I learned that in the hardest times, we learn the biggest lessons. Lessons to grow us into stronger people. That it doesn’t matter what we’ve done, but what we’ll do. And to choose to look beyond the past is sometimes the only way to move on and to keep going. It’s the moments when you want to give up that you realize giving up would only make you a failure. I’m convinced it is then that the start of change begins. Change is never a bad thing when we refuse to allow the past to play a part in it.

I feel like my eyes were opened in more ways than one. Because for a while I was confused and had no idea what was happening in my life. I shut out what I didn’t want to hear, and let in what I did. But what I didn’t want to hear was the exact thing I needed to hear. It was because of those things that I could truly learn what God was doing in my life. I’d never understand if I never bothered to listen. But I took that step, I had that courage, and I let it give me confidence.

I never realized that I struggled with fear until I wrote the words “I’m scared.” I found myself feeling that way a lot. But yet I had no reason to be scared. I just let myself feel that way. I couldn’t trust myself. No one should. How could I know the answers? What do I live off of? How could I know what’s right in my life? How could anyone? Surely there was something that could guide us—someone! Would we be left with absolutely nothing? Could we honestly trust yet another mind that was just like ours? Could every book in the library hold truth? If I can’t trust myself, how can I trust yet another human being?

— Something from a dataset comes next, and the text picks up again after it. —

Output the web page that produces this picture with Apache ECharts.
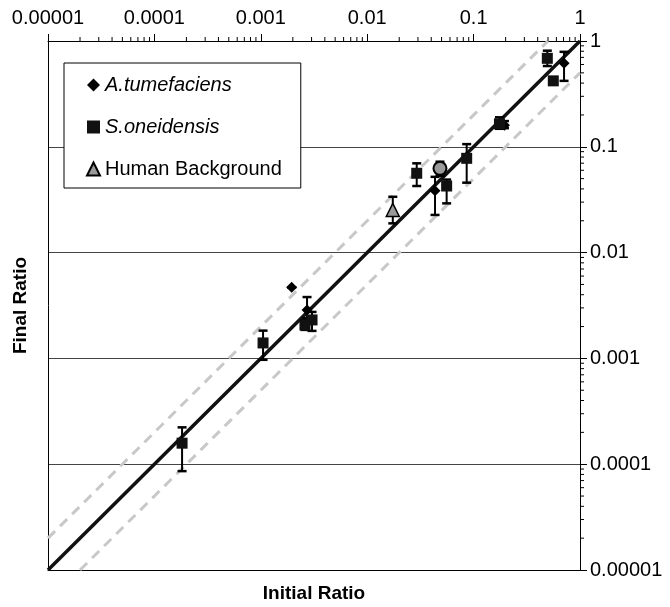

We couldn’t have been left here with nothing to show us a way out. There has to be something much greater that holds every single answer we seek. There has to be a reason as to why people come and go. Why babies are born, and why people pass away. What kind of cycle is that if there is no purpose? We fight so many battles, we struggle with so many fears, so much pain—there’s a reason, there has to be!

If there’s a purpose, then there is a way out. When we curl up in a little ball in the darkness of a tiny room, crying until the tears stop coming, holding our heart, we can’t possibly be alone. As we sit there, we wonder, “Why do I feel this way?” And yet we do know. Sometimes the answer only comes when we need it most. We shouldn’t be scared as to what it is. There’s a divine intention behind everything. That is something that’ll give us purpose.

I used to tell myself, “Sometimes the answer is staring you in the face.” Because I said that, it got me thinking. Perhaps I was looking way too far ahead. I wanted one thing because I thought that it’d make me happy. But what if that allowed me to miss out on what I already did have? Maybe my dreams were the mere existence of my reality. Maybe I only dreamed it because I had it already, and yet had no idea. I wanted more, I wanted something else, and yet I had it. And until I realized I had it, I couldn’t embrace it yet.

When I know what’s there, the exact thing in front of me, I should hold onto it. I could never get what I want because it’s not what I need. And until I learn to want what I need, I shall never want anything beyond what I have.

Maybe that’s the lesson I needed to learn.
Maybe it’s the lesson we all need to learn.